Twenty-five years ago, I was fearful of the future. What would that look like? Would he be independent? Would he be able to work? Would people be kind to him? The journey has been bumpy. I have (figuratively) put people in a choke hold in an effort to get his needs met. Twenty-five years of educating individuals that say “I’m sorry” when I tell them Bailey has Down syndrome. (My usual response is, “Why are you sorry? He isn’t dead”). Twenty-five years of worrying about what will happen to him when I am gone.
We have arrived at the twenty-five year mark and all of my fears have been unfounded. He is thriving. Working five days a week at a place where he is loved and accepted. They encourage him by teaching him new skills and giving him more responsibility. It is a community and he is a big part of it.
And while he isn’t living on his own, we have designed the lower level as his domain.

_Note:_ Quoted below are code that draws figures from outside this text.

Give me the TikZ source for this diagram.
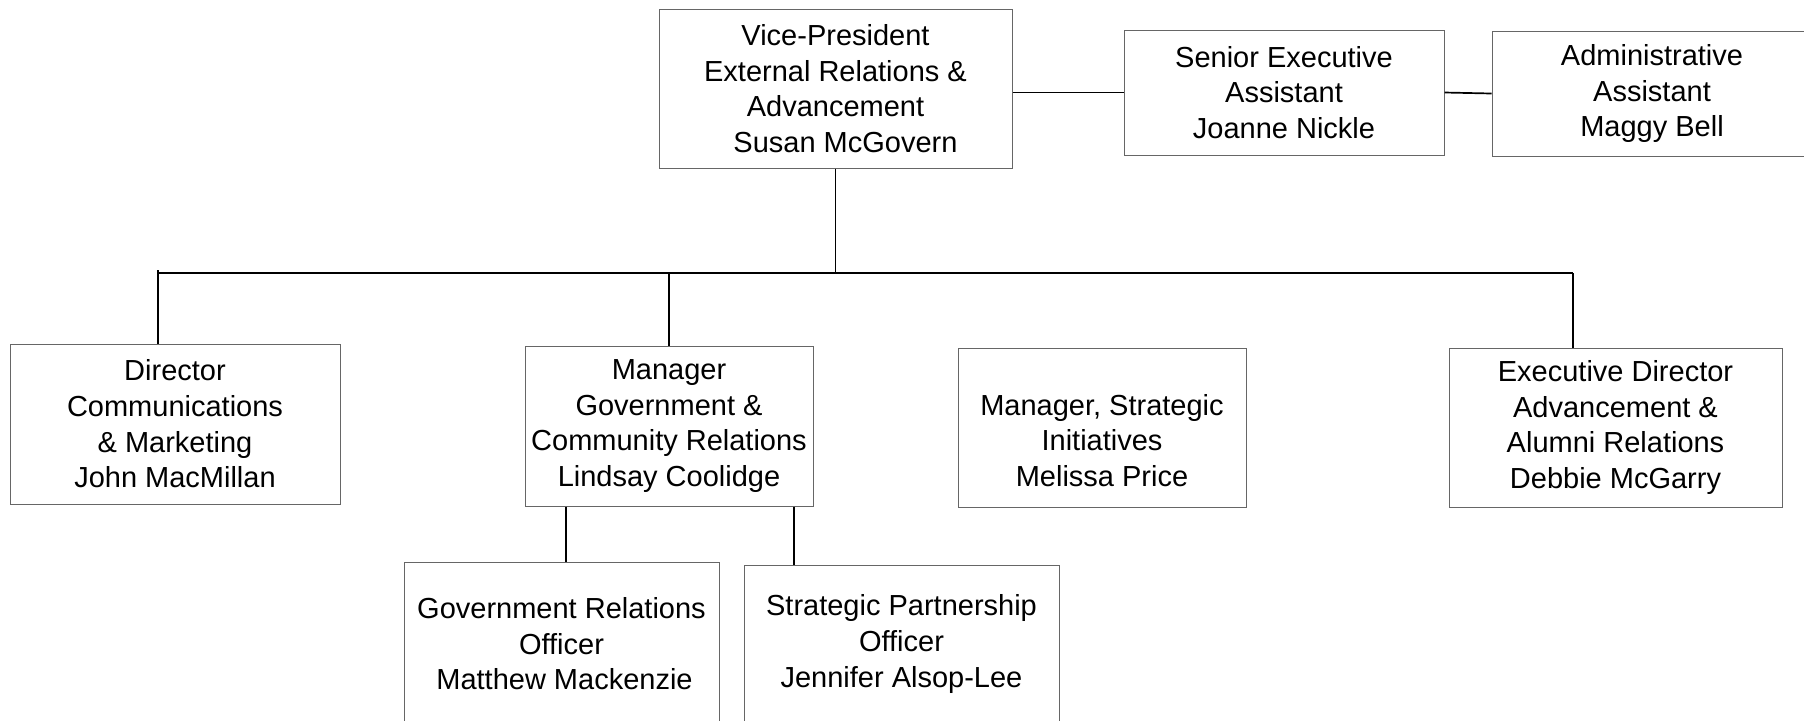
\documentclass[tikz,border=0pt]{standalone}
\usepackage{fontspec}
\setmainfont{Liberation Sans}
\usetikzlibrary{calc}
\tikzset{
  boxfont/.style={font=\fontsize{14.5pt}{17.8pt}\selectfont},
  box/.style={draw=black!60, line width=0.5pt, rectangle, inner sep=0pt, align=center, boxfont},
  link/.style={draw=black, line width=0.85pt}
}
\begin{document}
\begin{tikzpicture}[x=0.5pt, y=-0.5pt]
\clip (0,0) rectangle (1804,720);
\fill[white] (0,0) rectangle (1804,720);
% top level
\node[box, minimum width=176.5pt, minimum height=79.5pt] (vp) at (835.5,88.5)
  {Vice-President\\External Relations \&\\Advancement\\\hspace*{10pt}Susan McGovern};
\node[box, minimum width=160pt, minimum height=62.5pt] (sea) at (1284,92.5)
  {Senior Executive\\Assistant\\Joanne Nickle};
\node[box, minimum width=160pt, minimum height=62.5pt] (aa) at (1652,93.5)
  {Administrative\\Assistant\\Maggy Bell};
% second level
\node[box, minimum width=165pt, minimum height=80pt] (dir) at (175,424)
  {Director\\Communications\\\& Marketing\\John MacMillan};
\node[box, minimum width=144pt, minimum height=80pt] (gcr) at (669,426)
  {Manager\\Government \&\\Community Relations\\Lindsay Coolidge};
\node[box, minimum width=144pt, minimum height=79.5pt,
  label={[boxfont, align=center, inner sep=0pt, yshift=-6.5pt]center:Manager, Strategic\\Initiatives\\Melissa Price}] (si) at (1102,427.5) {};
\node[box, minimum width=166.5pt, minimum height=79.5pt] (ed) at (1615.5,427.5)
  {Executive Director\\Advancement \&\\Alumni Relations\\Debbie McGarry};
% third level
\node[box, minimum width=157.5pt, minimum height=82pt] (gro) at (561.5,644)
  {Government Relations\\Officer\\\hspace*{3pt}Matthew Mackenzie};
\node[box, minimum width=157.5pt, minimum height=79pt] (spo) at (901.5,644)
  {Strategic Partnership\\Officer\\Jennifer Alsop-Lee};
% connectors
\coordinate (bl) at (158,273);
\coordinate (br) at (1573,273);
\draw[link] (vp.east |- sea.west) -- (sea.west);
\draw[link] (sea.east) -- (aa.west);
\draw[link] (vp.south) -- (vp.south |- bl);
\draw[link] ($(bl)+(0,-3)$) -- (bl) -- (br);
\draw[link] (bl) -- (bl |- dir.north);
\draw[link] (gcr.north |- bl) -- (gcr.north);
\draw[link] ($(si.north)+(1.5,0)$ |- bl) -- ($(si.north)+(1.5,0)$);
\draw[link] (br) -- (br |- ed.north);
\coordinate (g1) at ($(gro.north)+(4.5,0)$);
\coordinate (g2) at ($(spo.north)+(-107.5,0)$);
\draw[link] (g1 |- gcr.south) -- (g1);
\draw[link] (g2 |- gcr.south) -- (g2);
\end{tikzpicture}
\end{document}
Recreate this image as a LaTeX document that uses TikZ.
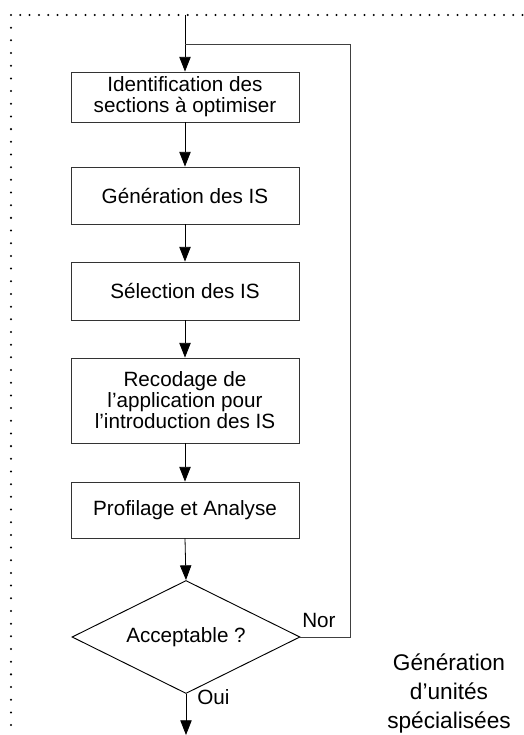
\documentclass[tikz,border=0pt]{standalone}
\usepackage{fontspec}
\setmainfont{Liberation Sans}
\usetikzlibrary{arrows.meta,shapes.geometric}
\begin{document}
\begin{tikzpicture}[x=0.75pt,y=-0.75pt,
  stepbox/.style={draw=black!80,line width=0.6pt,minimum width=171pt,inner sep=0pt,
    align=center,font=\fontsize{15.5pt}{15.75pt}\selectfont},
  decision/.style={draw=black,line width=0.7pt,shape=diamond,aspect=2,inner sep=0pt,
    minimum width=171pt,minimum height=84.75pt,font=\fontsize{15.5pt}{16pt}\selectfont},
  flow/.style={line width=0.6pt,-{Triangle[length=11pt,width=8.5pt]}},
  loop/.style={draw=black!75,line width=0.6pt},
  lbl/.style={font=\fontsize{15.5pt}{16pt}\selectfont,inner sep=0pt},
  dot/.style={fill=black}]
\useasboundingbox (0,0) rectangle (524,735);

% dotted frame (top and left edges)
\foreach \i in {0,...,55} \fill[dot] (11+9.3*\i,15) circle[radius=0.85pt];
\foreach \i in {1,...,56} \fill[dot] (11,15+12.68*\i) circle[radius=0.85pt];

% process steps
\node[stepbox,minimum height=37.5pt]  (s1) at (185,97)    {Identification des\\sections à optimiser};
\node[stepbox,minimum height=42.75pt] (s2) at (185,195.5) {Génération des IS};
\node[stepbox,minimum height=43.5pt]  (s3) at (185,291)   {Sélection des IS};
\node[stepbox,minimum height=63.75pt] (s4) at (185,400.5) {Recodage de\\l’application pour\\l’introduction des IS};
\node[stepbox,minimum height=42pt]    (s5) at (185,510)   {Profilage et Analyse};
\node[decision] (dec) at (186,637) {Acceptable ?};

% entry, loop-back and exit points
\coordinate (entry) at (185,15);
\coordinate (join)  at (185,44);
\coordinate (rtop)  at (350,44);
\coordinate (rbot)  at (350,637);
\coordinate (exit)  at (186,735);

\draw[flow] (entry) -- (s1.north);
\draw[flow] (s1) -- (s2);
\draw[flow] (s2) -- (s3);
\draw[flow] (s3) -- (s4);
\draw[flow] (s4) -- (s5);
\draw[flow] (s5.south) -- (dec.north);
\draw[flow] (dec.south) -- (exit);
\draw[loop] (dec.east) -- (rbot) -- (rtop) -- (join);

% branch labels
\node[lbl,anchor=base west] (no)  at (302,627) {Nor};
\node[lbl,anchor=base west] (yes) at (197,704) {Oui};

% caption
\node[anchor=base,align=center,font=\fontsize{17pt}{21.75pt}\selectfont,inner sep=0pt]
  (cap) at (449,728) {Génération\\d’unités\\spécialisées};
\end{tikzpicture}
\end{document}
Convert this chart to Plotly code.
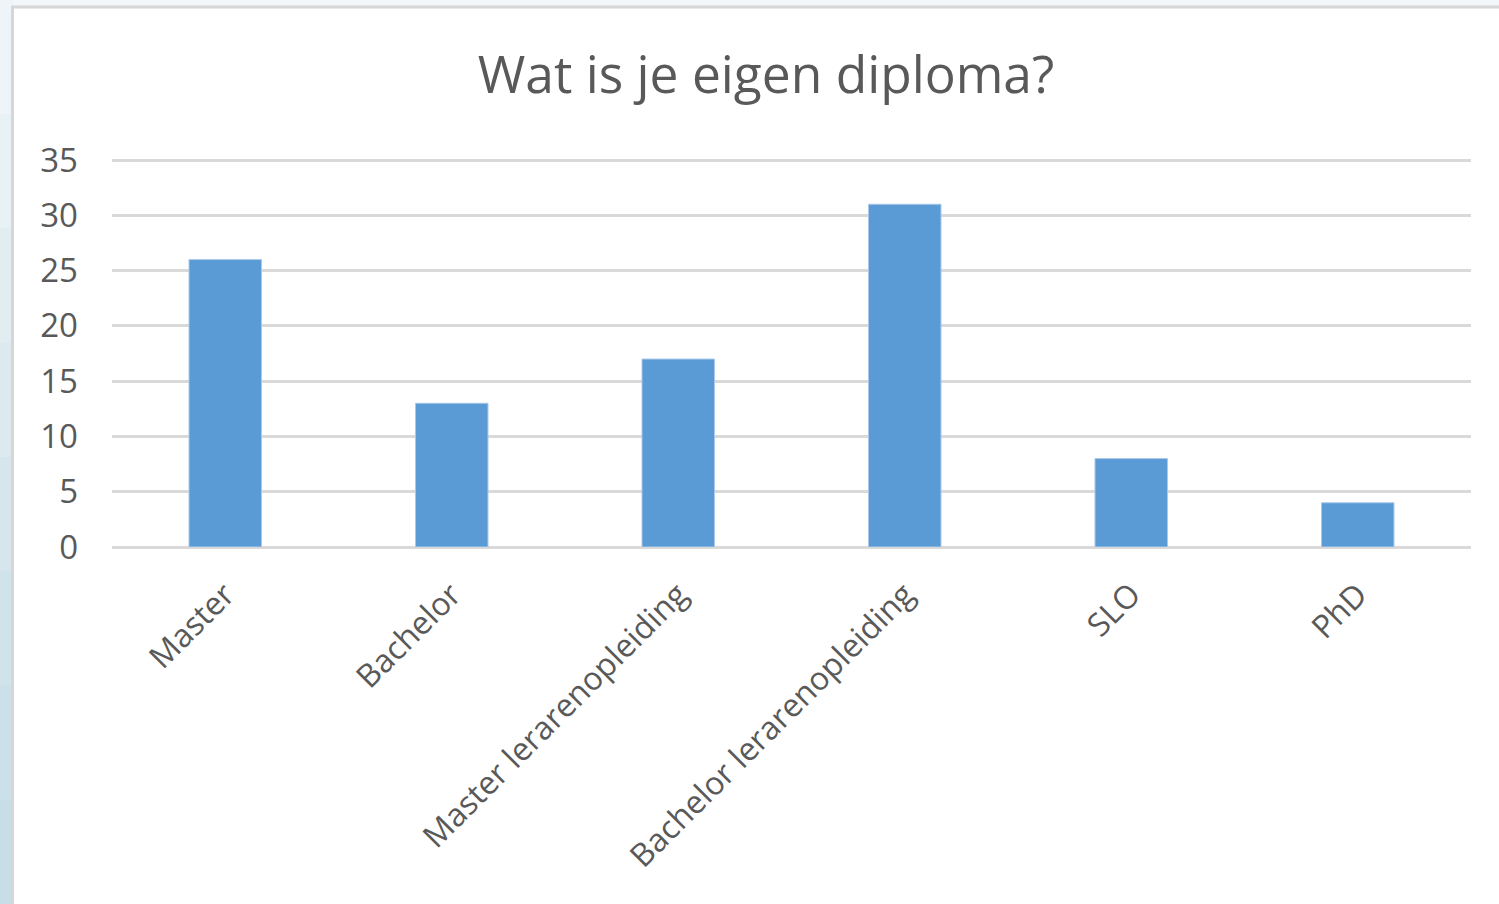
import plotly.graph_objects as go

categories = ["Master", "Bachelor", "Master lerarenopleiding",
              "Bachelor lerarenopleiding", "SLO", "PhD"]
counts = [26, 13, 17, 31, 8, 4]
y_ticks = [0, 5, 10, 15, 20, 25, 30, 35]

W, H = 1499, 904
L, R, T, B = 112, 28, 149, 357
pw, ph = W - L - R, H - T - B


def px_x(x):
    return (x - L) / pw


def px_y(y):
    return (H - B - y) / ph


fig = go.Figure(go.Bar(
    x=categories, y=counts,
    marker=dict(color="#5b9bd5", line=dict(color="#a9c8ea", width=1)),
))

shapes = []
# soft blue strip on the left, light at the top and darker at the bottom
bands = ["#eef4f7", "#e8f1f4", "#e2edf1", "#dce9ee", "#d6e6ec", "#d0e3ea", "#cbe0e8", "#c8dee6"]
step = (H + 10) / len(bands)
for i, c in enumerate(bands):
    shapes.append(dict(type="rect", xref="paper", yref="paper", layer="below",
                       x0=px_x(-5), x1=px_x(14), y0=px_y(i * step), y1=px_y((i + 1) * step + 1),
                       fillcolor=c, line=dict(width=0)))
# white card with grey edge
shapes.append(dict(type="rect", xref="paper", yref="paper", layer="below",
                   x0=px_x(12.5), x1=px_x(W + 20), y0=px_y(H + 20), y1=px_y(7),
                   fillcolor="white", line=dict(color="#d6d6d6", width=3)))

fig.update_layout(
    width=W, height=H,
    margin=dict(l=L, r=R, t=T, b=B),
    paper_bgcolor="#f3f7fa",
    plot_bgcolor="white",
    shapes=shapes,
    showlegend=False,
    bargap=0.68,
    font=dict(family="Open Sans", color="#595959"),
    title=dict(text="Wat is je eigen diploma?", x=766 / W, xanchor="center",
               y=1 - 75 / H, yanchor="middle",
               font=dict(size=51.5, color="#595959", family="Open Sans")),
    xaxis=dict(tickangle=-45, tickfont=dict(size=32, color="#595959"),
               showgrid=False, zeroline=False, showline=False,
               ticks="outside", ticklen=15, tickcolor="rgba(0,0,0,0)"),
    yaxis=dict(range=[0, 36], tickvals=y_ticks, tickfont=dict(size=33, color="#595959"),
               showgrid=True, gridcolor="#d9d9d9", gridwidth=2.5,
               zeroline=True, zerolinecolor="#d9d9d9", zerolinewidth=2.5,
               showline=False, ticklabelstandoff=33),
)

fig.write_html("out.html", config={"displayModeBar": False},
               post_script="document.body.style.margin='0';document.body.style.overflow='hidden';")
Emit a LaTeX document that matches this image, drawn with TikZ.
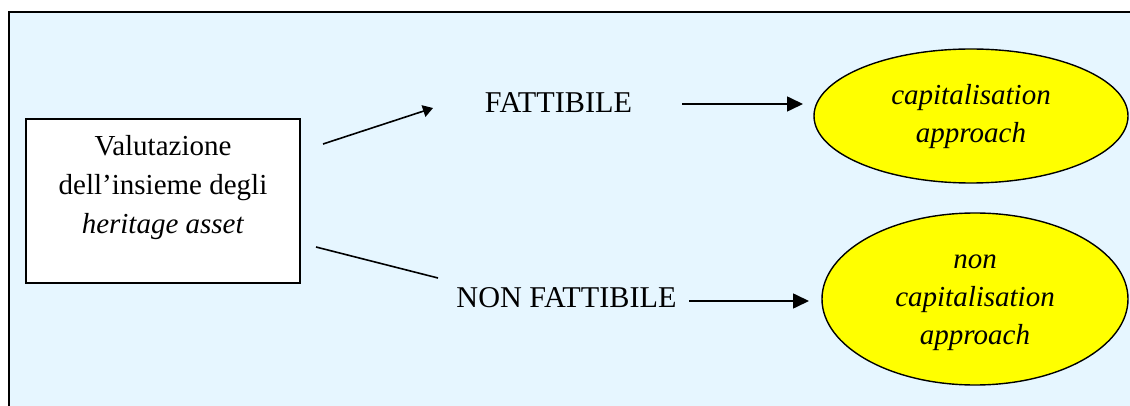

He is happy with the arrangement and so are we. Maybe he will move out eventually, but for now, it works for everyone.
He changed our outlook on life. He makes us better people. Sure, he can be an asshole with an attitude, but he always maintains a sense of humor. His smile lights up the room. He is a constant reminder of acceptance and unconditional love. I used to grieve the child that I thought I would have, but now I celebrate the young man who impresses me on a daily basis and makes this world a little kinder.